A cette époque, la route des Indes n'était pas fermée. Dès lors, qu'avait-on besoin, sinon d'un simple sac, pour s'y rendre? La route des Indes, c'était aussi celle de la Littérature. A Venise, Chateaubriand. A Stamboul, Nerval. Et comme cela, Kaboul, Téhéran. C'était facile de tracer, tout droit, jusqu'à Kabir. On pouvait pour deux sous-deux rêves se croire un homme aux semelles de vent : Il y avait quelque chose, encore, qui s'appelait l'Occident, rude, rêche et arrogant, quelque chose, qu'on appelait l'Orient, qu'on pouvait croire le contraire. De vagues fumées. Les plus lucides l'avaient compris. Mais alors, les plus lucides faisaient chier. Je me souviens avoir été cet écrivain qui avait du pays. De la route. Quitte à s'y perdre et combien, d'ailleurs, s'y perdirent pour de bon !

Et puis il y avait aussi des villes. Où tournaient encore des rotatives, où fumaient les percolateurs, où s'allumaient les feux de la Saint-Jean derrière les rideaux de coton de salles de classe hautes en plafonds.
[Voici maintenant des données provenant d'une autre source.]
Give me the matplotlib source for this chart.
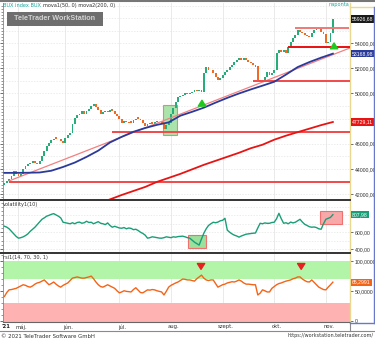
import numpy as np
import matplotlib.pyplot as plt
import matplotlib.transforms as mtransforms
from matplotlib.patches import Rectangle, FancyArrowPatch
from matplotlib.lines import Line2D
from matplotlib.ticker import FixedLocator, MultipleLocator, FuncFormatter

plt.rcParams['font.family'] = ['DejaVu Sans']

W, H = 375, 341

# BUX napi gyertyák: nyitó és záró értékek
opens = [42750, 42900, 43050, 43200, 43440, 43840, 43600, 43440, 43600, 44000,
         44240, 44350, 44480, 44640, 44500, 44400, 44640, 45000, 45440, 45840,
         46080, 46300, 46500, 46400, 46350, 46240, 46080, 46480, 46700, 46880,
         47600, 48080, 48250, 48400, 48640, 48400, 48600, 48800, 49040, 49200,
         48950, 48720, 48400, 48500, 48640, 48560, 48750, 48640, 48400, 48200,
         48000, 47680, 47840, 47760, 47800, 47680, 47900, 48100, 48000, 47850,
         47680, 47440, 47600, 47700, 47600, 47760, 47800, 47840, 47600, 47200,
         47500, 47680, 48400, 48880, 49300, 49680, 49760, 49840, 50050, 49950,
         50000, 50080, 50240, 50200, 50240, 50080, 51600, 52080, 51900, 51840,
         51600, 51300, 51040, 51200, 51450, 51680, 51840, 52080, 52300, 52480,
         52640, 52800, 52700, 52800, 52640, 52500, 52400, 52240, 52200, 51040,
         50880, 51100, 51280, 51680, 51440, 51600, 51840, 53200, 53440, 53300,
         53440, 53200, 53680, 54080, 54400, 54640, 55040, 54900, 54800, 54640,
         54550, 54480, 54800, 55040, 55100, 55200, 54900, 54700, 54000, 54080,
         54800]
closes = [42900, 43050, 43200, 43440, 43840, 43600, 43440, 43600, 44000, 44240,
          44350, 44480, 44640, 44500, 44400, 44640, 45000, 45440, 45840, 46080,
          46300, 46400, 46400, 46350, 46240, 46080, 46480, 46700, 46880, 47600,
          48080, 48250, 48400, 48640, 48400, 48600, 48800, 49040, 49200, 48950,
          48720, 48400, 48500, 48640, 48560, 48700, 48640, 48400, 48200, 48000,
          47680, 47840, 47760, 47680, 47680, 47900, 48000, 48000, 47850, 47680,
          47440, 47600, 47680, 47600, 47760, 47800, 47840, 47600, 47200, 47500,
          47680, 48400, 48880, 49300, 49680, 49760, 49840, 50000, 49950, 50000,
          50080, 50240, 50200, 50240, 50080, 51600, 52080, 51900, 51840, 51600,
          51300, 51040, 51200, 51450, 51680, 51840, 52080, 52300, 52480, 52640,
          52800, 52700, 52800, 52640, 52500, 52400, 52240, 52100, 51040, 50880,
          51100, 51280, 51680, 51440, 51600, 51840, 53200, 53440, 53300, 53440,
          53200, 53680, 54080, 54400, 54640, 55040, 54900, 54800, 54640, 54550,
          54480, 54800, 55040, 55100, 55200, 54900, 54700, 54000, 54080, 54800,
          55926.68]

# mozgóátlagok
ma50_idx = [0, 5, 10, 15, 20, 25, 30, 35, 40, 45, 50, 55, 60, 65, 70,
            75, 80, 85, 90, 95, 100, 105, 110, 115, 120, 125, 130, 135, 140]
ma50 = [43680, 43680, 43690, 43710, 43850, 44150, 44500, 44950, 45450, 46100,
        46550, 46950, 47250, 47500, 47700, 48230, 48540, 48870, 49270, 49650,
        50000, 50320, 50620, 50930, 51500, 52100, 52500, 52850, 53168.98]
ma200_idx = [44, 50, 55, 60, 65, 70, 75, 80, 85, 90, 95, 100, 105, 110,
             115, 120, 125, 130, 135, 140]
ma200 = [41500, 41920, 42240, 42560, 42960, 43280, 43600, 43960, 44320, 44640,
         44960, 45280, 45640, 45920, 46320, 46640, 46920, 47200, 47480, 47729.11]

# trendvonal és vízszintes szintek
trend_idx = [2, 147]
trend_val = [43040, 53600]
levels = [42960, 46960, 50960, 53680, 55200]
level_start = [2, 46, 106, 121, 124]
level_end = [148, 148, 148, 148, 147]

volatility = [671, 660, 640, 610, 580, 550, 529, 535, 545, 560,
              580, 610, 635, 659, 690, 720, 753, 770, 790, 800,
              812, 820, 805, 790, 770, 718, 712, 706, 700, 712,
              700, 715, 720, 706, 712, 730, 715, 718, 700, 712,
              725, 706, 700, 690, 710, 680, 659, 670, 660, 650,
              647, 655, 640, 650, 645, 630, 635, 620, 600, 585,
              565, 529, 535, 545, 541, 535, 530, 529, 535, 545,
              540, 535, 545, 541, 548, 550, 553, 545, 535, 529,
              505, 482, 465, 447, 520, 588, 640, 680, 700, 718,
              712, 720, 735, 741, 765, 624, 600, 580, 565, 555,
              541, 555, 565, 576, 580, 585, 588, 590, 650, 706,
              700, 710, 705, 706, 715, 718, 760, 824, 760, 706,
              712, 700, 720, 710, 718, 735, 753, 720, 694, 680,
              665, 659, 662, 655, 640, 635, 700, 753, 765, 776,
              807.98]

rsi = [41.5, 48, 52.5, 53, 54, 55, 57, 59, 61, 60,
       58, 57, 59, 62, 64, 65, 67, 69, 65, 61,
       63, 65.6, 62, 59, 57, 60, 62, 64, 68, 72,
       73, 74, 73, 72, 72, 73, 74, 75.4, 71, 65.6,
       61, 58, 57, 59, 61, 59, 57, 55, 51, 47.5,
       49, 51, 50, 49.5, 49, 53, 56, 52, 48, 47.5,
       50, 52.5, 52, 53, 52.5, 51, 50, 49, 44, 50,
       57, 60, 62, 64, 65.6, 68, 70.5, 70, 69, 69,
       68, 67, 71, 74, 77, 72, 69, 68, 69, 69,
       63, 57, 59, 61, 62, 64, 65, 66, 65.6, 67,
       69, 67, 64, 62, 62, 61.5, 61, 61, 44, 47,
       52.5, 51, 49, 49, 55, 58, 61, 63, 64, 65.6,
       67, 68, 69, 71, 72, 74, 74, 70.5, 68, 66,
       65.6, 69, 65, 61, 57, 55, 53, 52.5, 57, 61,
       65.2991]

month_pos = [6, 26, 49, 71, 93, 115, 137]
month_labels = ['máj.', 'jún.', 'júl.', 'aug.', 'szept.', 'okt.', 'nov.']

# jelölések
main_box = (67.5, 73.5, 46720, 49120)
vol_boxes = [(78.2, 85.9, 412, 565, '#9be09b'), (134.6, 144, 694, 847, '#f8a8a8')]
up_arrows = [(84.2, 48880, 49680), (140.5, 53520, 54240)]
down_arrows = [(83.8, 97, 82), (126.5, 97, 82)]

GREEN = '#26ad7a'
ORANGE = '#f26a22'
XMAX = 147.3
ARROW = 'simple,head_width=0.75,head_length=0.6,tail_width=0.35'

fig = plt.figure(figsize=(W / 100, H / 100), dpi=100)
fig.patch.set_facecolor('white')


def rect(top, bottom):
    return [3 / W, 1 - bottom / H, 347 / W, (bottom - top) / H]


def fx(x):
    return x / W


def fy(y):
    return 1 - y / H


ax = fig.add_axes(rect(3, 199))
axv = fig.add_axes(rect(200.5, 252))
axr = fig.add_axes(rect(253.5, 322))

for a in (ax, axv, axr):
    a.set_xlim(-0.6, XMAX)
    a.set_facecolor('white')
    for p in month_pos:
        a.axvline(p, color='#e6e6e6', lw=0.6, zorder=0)
    a.spines['left'].set_color('#888888')
    a.spines['left'].set_linewidth(0.6)
    a.spines['right'].set_color('#e8d890')
    a.spines['right'].set_linewidth(1.0)
    a.spines['top'].set_visible(False)
    a.spines['bottom'].set_visible(False)
    a.set_xticks([])
    a.yaxis.set_ticks_position('both')
    a.tick_params(axis='y', which='major', left=True, right=True,
                  labelleft=False, labelright=True, length=2, width=0.5,
                  pad=1.5, colors='#333333', labelsize=3.7)
    a.tick_params(axis='y', which='minor', left=True, right=False,
                  length=1.3, width=0.4, color='#444444')

axr.spines['bottom'].set_visible(True)
axr.spines['bottom'].set_color('#666666')
axr.spines['bottom'].set_linewidth(0.8)

# --- árfolyam panel ---
ax.set_ylim(41600, 57200)
for v in np.arange(42000, 57001, 1000):
    ax.axhline(v, color='#e4e4e4', lw=0.5, ls=(0, (2, 2)), zorder=0)

x = np.arange(len(closes))
o = np.array(opens)
c = np.array(closes)
cols = [GREEN if cc >= oo else ORANGE for oo, cc in zip(o, c)]
ax.bar(x, c - o, bottom=o, width=0.8, color=cols, zorder=3)

ax.add_patch(Rectangle((main_box[0], main_box[2]), main_box[1] - main_box[0],
                       main_box[3] - main_box[2], fc='#9be09b', ec='#f07070',
                       lw=0.8, alpha=0.85, zorder=2))

ax.plot(trend_idx, trend_val, color='#f48080', lw=0.9, zorder=4)
ax.plot(ma50_idx, ma50, color='#2a3a9a', lw=1.3, zorder=5)
ax.plot(ma200_idx, ma200, color='#e81414', lw=1.3, zorder=5)

level_colors = ['#f04a4a', '#f04a4a', '#f04a4a', '#e81010', '#f07878']
for lv, s, e, col in zip(levels, level_start, level_end, level_colors):
    ax.plot([s, e], [lv, lv], color=col, lw=1.4, zorder=4, solid_capstyle='butt')

for xa, y0, y1 in up_arrows:
    ax.add_patch(FancyArrowPatch((xa, y0), (xa, y1), arrowstyle=ARROW,
                                 mutation_scale=7, color='#1ec81e', zorder=6))

ax.yaxis.set_major_locator(FixedLocator([42000, 44000, 46000, 50000, 52000, 54000]))
ax.yaxis.set_minor_locator(MultipleLocator(250))
ax.yaxis.set_major_formatter(FuncFormatter(lambda v, p: f'{v:.2f}'.replace('.', ',')))

# --- volatilitás panel ---
axv.set_ylim(365, 976)
for v in [400, 500, 600, 700, 800, 900]:
    axv.axhline(v, color='#e4e4e4', lw=0.5, ls=(0, (2, 2)), zorder=0)
for x0, x1, y0, y1, col in vol_boxes:
    axv.add_patch(Rectangle((x0, y0), x1 - x0, y1 - y0, fc=col, ec='#f07070',
                            lw=0.8, zorder=2))
axv.plot(x, volatility, color='#1a9e78', lw=1.0, zorder=4)
axv.yaxis.set_major_locator(FixedLocator([400, 600]))
axv.yaxis.set_minor_locator(MultipleLocator(50))
axv.yaxis.set_major_formatter(FuncFormatter(lambda v, p: f'{v:.2f}'.replace('.', ',')))

# --- RSI panel ---
axr.set_ylim(-1, 113)
axr.axhspan(70, 100, color='#b2f5a8', zorder=1, lw=0)
axr.axhspan(-1, 30, color='#ffb2b2', zorder=1, lw=0)
axr.plot(x, rsi, color='#f46418', lw=1.0, zorder=4)
for xa, y0, y1 in down_arrows:
    axr.add_patch(FancyArrowPatch((xa, y0), (xa, y1), arrowstyle=ARROW,
                                  mutation_scale=7, color='#e82020', zorder=6))
axr.yaxis.set_major_locator(FixedLocator([0, 50, 100]))
axr.yaxis.set_minor_locator(MultipleLocator(10))
axr.yaxis.set_major_formatter(FuncFormatter(
    lambda v, p: '0' if v == 0 else f'{v:.4f}'.replace('.', ',')))

axr.set_xticks([p + 1.2 for p in month_pos])
axr.set_xticklabels(month_labels)
axr.tick_params(axis='x', length=0, pad=1.5, labelsize=3.8, colors='#333333')
axr.text(0.8, -0.03, "'21", transform=axr.get_xaxis_transform(), ha='center',
         va='top', fontsize=3.8, fontweight='bold', color='#222222')

for a in (ax, axv, axr):
    for lab in a.get_yticklabels():
        lab.set_fontfamily('Liberation Sans')


# aktuális értékek a jobb oldali skálán
def value_tag(a, val, text, fc):
    tr = mtransforms.blended_transform_factory(a.transAxes, a.transData)
    a.text(1.006, val, text, transform=tr, ha='left', va='center',
           fontsize=3.7, fontfamily='Liberation Sans', color='white',
           clip_on=False, zorder=20,
           bbox=dict(boxstyle='square,pad=0.22', fc=fc, ec='none'))


value_tag(ax, closes[-1], '55926,68', '#1a1a1a')
value_tag(ax, ma50[-1], '53168,98', '#2a3a9a')
value_tag(ax, ma200[-1], '47729,11', '#e81414')
value_tag(axv, volatility[-1], '807,98', '#1a9e78')
value_tag(axr, rsi[-1], '65,2991', '#f46418')

# feliratok
renderer = fig.canvas.get_renderer()
t1 = fig.text(fx(3), fy(5.5), 'BUX index BUX', fontsize=3.6, color='#1aa8a0', va='center')
x_next = t1.get_window_extent(renderer).x1 + 2
fig.text(x_next / W, fy(5.5), 'mova1(50, 0) mova2(200, 0)', fontsize=3.6,
         color='#333333', va='center')
fig.text(fx(339), fy(4.5), 'naponta', fontsize=3.6, color='#1aa8a0', va='center', ha='center')
fig.add_artist(Rectangle((fx(7), fy(26)), fx(96), 14 / H, transform=fig.transFigure,
                         fc='#6e6e6e', ec='none', zorder=10))
fig.text(fx(55), fy(19), 'TeleTrader WorkStation', fontsize=5.2, fontweight='bold',
         fontfamily='Liberation Sans', color='#d2d2d2', ha='center', va='center',
         zorder=11)
fig.text(fx(3), fy(204.5), 'volatility1(10)', fontsize=3.6, color='#333333', va='center')
fig.text(fx(3), fy(257), 'rsi1(14, 70, 30, 1)', fontsize=3.6, color='#333333', va='center')

fig.text(fx(1), fy(336), '© 2021 TeleTrader Software GmbH', fontsize=3.9,
         color='#333333', va='center')
fig.text(fx(374), fy(336), 'https://workstation.teletrader.com/', fontsize=3.5,
         color='#333333', va='center', ha='right')


# keretvonalak
def fline(x0, y0, x1, y1, col, lw):
    fig.add_artist(Line2D([fx(x0), fx(x1)], [fy(y0), fy(y1)], transform=fig.transFigure,
                          color=col, lw=lw))


fline(0, 0.5, 375, 0.5, '#777777', 1.5)
fline(0, 200, 350, 200, '#333333', 1.4)
fline(0, 252.8, 350, 252.8, '#333333', 1.4)
fline(0, 331, 375, 331, '#8a8a8a', 0.8)
fline(350, 322, 350, 331, '#8a8a8a', 0.8)
fline(350, 7, 373.5, 7, '#e8d890', 1.0)
fline(373.5, 7, 373.5, 322.5, '#6a78cc', 1.0)
fline(350, 322.5, 373.5, 322.5, '#6a78cc', 1.0)

fig.savefig('out.png', dpi=100)
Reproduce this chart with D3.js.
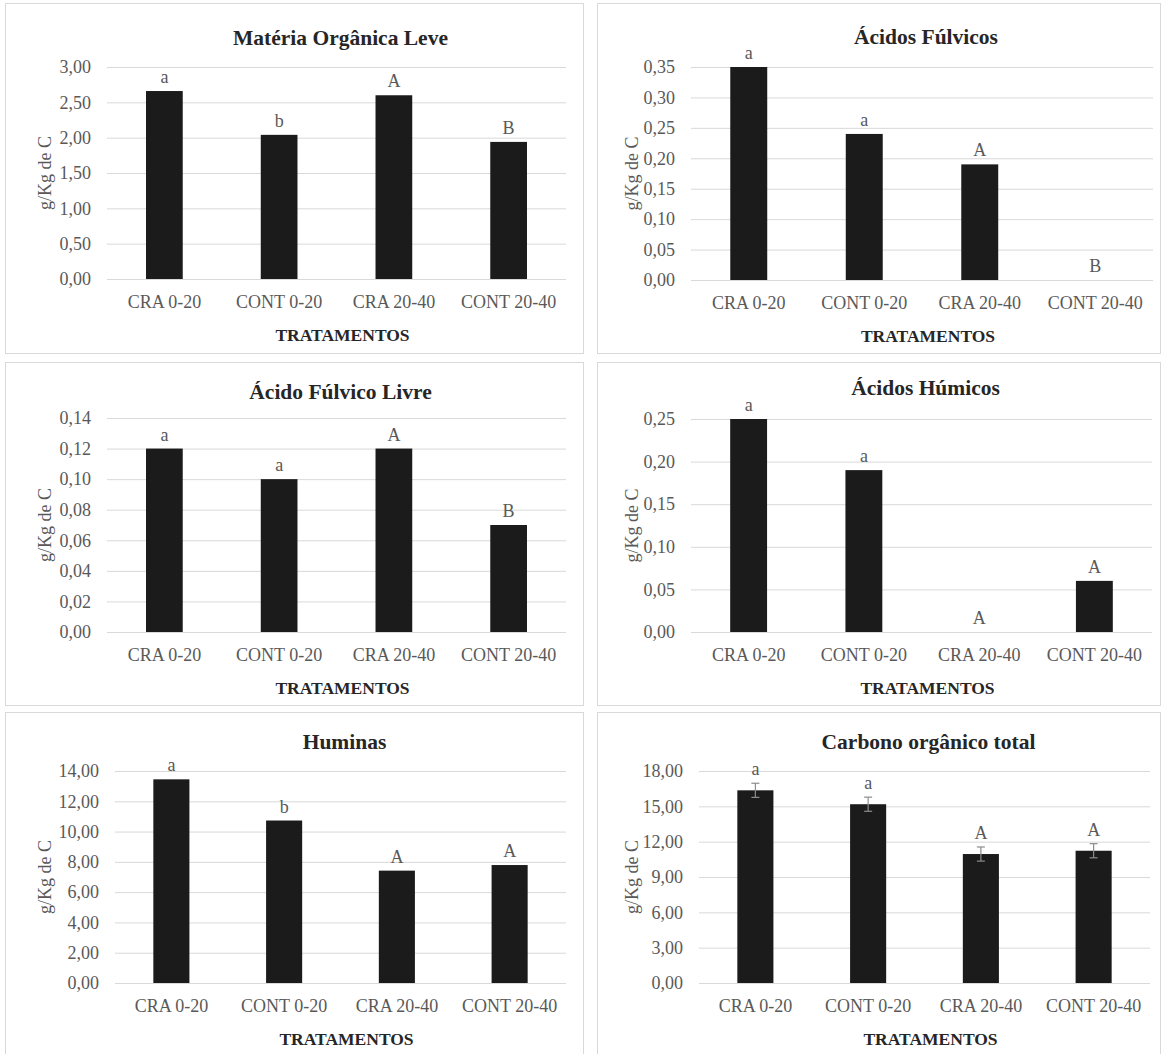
<!DOCTYPE html>
<html>
<head>
<meta charset="utf-8">
<script src="https://cdn.jsdelivr.net/npm/d3@7"></script>
<style>
  html, body { margin: 0; padding: 0; background: #ffffff; }
  svg { display: block; }
  svg text { font-family: "Liberation Serif", "Times New Roman", Times, "DejaVu Serif", serif !important; }
</style>
</head>
<body>
<svg id="chart" width="1163" height="1054"></svg>
<script>
// ---------- DATA ----------
const categories = ["CRA 0-20", "CONT 0-20", "CRA 20-40", "CONT 20-40"];

const molValues  = [2.66, 2.04, 2.60, 1.94];
const molLetters = ["a", "b", "A", "B"];
const molTicks   = [0, 0.5, 1, 1.5, 2, 2.5, 3];

const afValues  = [0.35, 0.24, 0.19, 0];
const afLetters = ["a", "a", "A", "B"];
const afTicks   = [0, 0.05, 0.10, 0.15, 0.20, 0.25, 0.30, 0.35];

const aflValues  = [0.12, 0.10, 0.12, 0.07];
const aflLetters = ["a", "a", "A", "B"];
const aflTicks   = [0, 0.02, 0.04, 0.06, 0.08, 0.10, 0.12, 0.14];

const ahValues  = [0.25, 0.19, 0, 0.06];
const ahLetters = ["a", "a", "A", "A"];
const ahTicks   = [0, 0.05, 0.10, 0.15, 0.20, 0.25];

const huValues  = [13.45, 10.73, 7.42, 7.79];
const huLetters = ["a", "b", "A", "A"];
const huTicks   = [0, 2, 4, 6, 8, 10, 12, 14];

const cotValues  = [16.36, 15.18, 10.95, 11.23];
const cotErrors  = [0.6, 0.6, 0.6, 0.6];
const cotLetters = ["a", "a", "A", "A"];
const cotTicks   = [0, 3, 6, 9, 12, 15, 18];

const titles = ["Matéria Orgânica Leve", "Ácidos Fúlvicos", "Ácido Fúlvico Livre",
                "Ácidos Húmicos", "Huminas", "Carbono orgânico total"];
const yTitle = "g/Kg de C";
const xTitle = "TRATAMENTOS";

// ---------- LAYOUT ----------
const panels = [
  { title: titles[0], values: molValues, letters: molLetters, ticks: molTicks, errors: null,
    box: [5, 3, 583, 353], px: [107, 566], py: [67, 279], titleY: 38, yTitleX: 45 },
  { title: titles[1], values: afValues, letters: afLetters, ticks: afTicks, errors: null,
    box: [597, 3, 1160, 353], px: [691, 1153], py: [67, 280], titleY: 37, yTitleX: 632 },
  { title: titles[2], values: aflValues, letters: aflLetters, ticks: aflTicks, errors: null,
    box: [5, 362, 583, 705], px: [107, 566], py: [418, 632], titleY: 392, yTitleX: 45 },
  { title: titles[3], values: ahValues, letters: ahLetters, ticks: ahTicks, errors: null,
    box: [597, 362, 1160, 705], px: [691, 1152], py: [419, 632], titleY: 388, yTitleX: 632 },
  { title: titles[4], values: huValues, letters: huLetters, ticks: huTicks, errors: null,
    box: [5, 712, 583, 1062], px: [115, 566], py: [771, 983], titleY: 742, yTitleX: 45 },
  { title: titles[5], values: cotValues, letters: cotLetters, ticks: cotTicks, errors: cotErrors,
    box: [597, 712, 1160, 1062], px: [699, 1150], py: [771, 983], titleY: 742, yTitleX: 632 }
];

const FONT = '"Liberation Serif", "Times New Roman", Times, "DejaVu Serif", serif';
const fmt = v => d3.format(".2f")(v).replace(".", ",");
const svg = d3.select("#chart");

panels.forEach(p => {
  const g = svg.append("g").attr("font-family", FONT);
  const [bx0, by0, bx1, by1] = p.box;
  g.append("rect")
    .attr("x", bx0 + 0.5).attr("y", by0 + 0.5)
    .attr("width", bx1 - bx0).attr("height", by1 - by0)
    .attr("fill", "#ffffff").attr("stroke", "#d9d9d9").attr("stroke-width", 1);

  const x = d3.scaleBand().domain(categories).range(p.px).padding(0);
  const maxT = d3.max(p.ticks);
  const y = d3.scaleLinear().domain([0, maxT]).range([p.py[1], p.py[0]]);
  const w = p.px[1] - p.px[0];

  // y axis with gridlines
  const ya = g.append("g")
    .attr("transform", `translate(${p.px[0]},0)`)
    .call(d3.axisLeft(y).tickValues(p.ticks).tickFormat(fmt).tickSize(-w).tickPadding(16));
  ya.attr("font-family", FONT).attr("font-size", 18);
  ya.select(".domain").remove();
  ya.selectAll(".tick line").attr("stroke", "#d9d9d9").attr("stroke-width", 1);
  ya.selectAll(".tick text").attr("fill", "#595959");

  // x axis labels
  const xa = g.append("g")
    .attr("transform", `translate(0,${p.py[1]})`)
    .call(d3.axisBottom(x).tickSize(0).tickPadding(16));
  xa.attr("font-family", FONT).attr("font-size", 18);
  xa.select(".domain").remove();
  xa.selectAll(".tick text").attr("fill", "#595959");

  // bars
  const bw = x.bandwidth() * 0.32;
  g.selectAll("rect.bar")
    .data(p.values)
    .join("rect")
    .attr("class", "bar")
    .attr("x", (d, i) => x(categories[i]) + x.bandwidth() / 2 - bw / 2)
    .attr("y", d => y(d))
    .attr("width", bw)
    .attr("height", d => y(0) - y(d))
    .attr("fill", "#1b1b1b");

  // error bars
  if (p.errors) {
    const eg = g.append("g").attr("stroke", "#8c8c8c").attr("stroke-width", 1.2);
    p.values.forEach((v, i) => {
      const cx = x(categories[i]) + x.bandwidth() / 2;
      const e = p.errors[i];
      eg.append("line").attr("x1", cx).attr("x2", cx).attr("y1", y(v - e)).attr("y2", y(v + e));
      eg.append("line").attr("x1", cx - 4).attr("x2", cx + 4).attr("y1", y(v + e)).attr("y2", y(v + e));
      eg.append("line").attr("x1", cx - 4).attr("x2", cx + 4).attr("y1", y(v - e)).attr("y2", y(v - e));
    });
  }

  // significance letters
  g.selectAll("text.letter")
    .data(p.letters)
    .join("text")
    .attr("class", "letter")
    .attr("x", (d, i) => x(categories[i]) + x.bandwidth() / 2)
    .attr("y", (d, i) => y(p.values[i] + (p.errors ? p.errors[i] : 0)) - 14)
    .attr("text-anchor", "middle")
    .attr("dominant-baseline", "central")
    .attr("fill", "#595959")
    .attr("font-size", 18)
    .text(d => d);

  // title
  g.append("text")
    .attr("x", (p.px[0] + p.px[1]) / 2 + 4)
    .attr("y", p.titleY)
    .attr("text-anchor", "middle")
    .attr("dominant-baseline", "central")
    .attr("fill", "#262626")
    .attr("font-size", 21.5).attr("font-weight", "bold")
    .text(p.title);

  // x title
  g.append("text")
    .attr("x", (p.px[0] + p.px[1]) / 2 + 6)
    .attr("y", p.py[1] + 56)
    .attr("text-anchor", "middle")
    .attr("dominant-baseline", "central")
    .attr("fill", "#262626")
    .attr("font-size", 17.5).attr("font-weight", "bold")
    .text(xTitle);

  // y title
  const cy = (p.py[0] + p.py[1]) / 2;
  g.append("text")
    .attr("transform", `translate(${p.yTitleX},${cy}) rotate(-90)`)
    .attr("text-anchor", "middle")
    .attr("dominant-baseline", "central")
    .attr("fill", "#595959")
    .attr("font-size", 18)
    .text(yTitle);
});
</script>
</body>
</html>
Nul ne dira assez quelle perte fut pour la jeunesse des temps à venir l'abandon des versions latines. Sénèque, Tacite et Cicéron. L'Antiquité transpirait à chaque ligne : sous nos pas quand nous passions d'un fleuve à l'autre, des sentiers de Condate aux chemins de Lugdunum, l'Antiquité oui, rose terni comme un morceau d'amphore. Gallo-romain, me disait-on. Je me souviens avoir été cet écrivain qui avait encore une race.

De toutes les Bucoliques de Virgile, ma préférée fut toujours la Quatrième. Sur la grève de rivières polluées, je m'en récitais les derniers vers tout en mordillant le brin d'un blé en herbe, pieds nus sur la terre ôtée. Car déjà, ôtée, la terre l'était sous nos pas, qui apprirent le moelleux des moquettes en même temps que nos oreilles, le cri des téléphones. Depuis quelques décennies, déjà l'humanité s'était mise à dévaster les champs, raser les haies, saccager les clairières, dénicher les oiseaux et les muses de Sicile. Je me souviens avoir été cet écrivain désœuvré devant le soleil, l'œuvre se retournant alors en cette résolution, ce silence, ce pli au front hargneux. Je comprenais que des hommes capables de détruire une rivière seraient pareillement capables de détruire la Terre. J'avais du temps, me semblait-il, du pays encore à l'horizon, j'étais d'une race : mais de quelle œuvre seraient ce temps, ce pays, cette race ? Le risque était déjà trop empli de confort, et le confort de risque. La génération de l'œuvre déjà bien passée.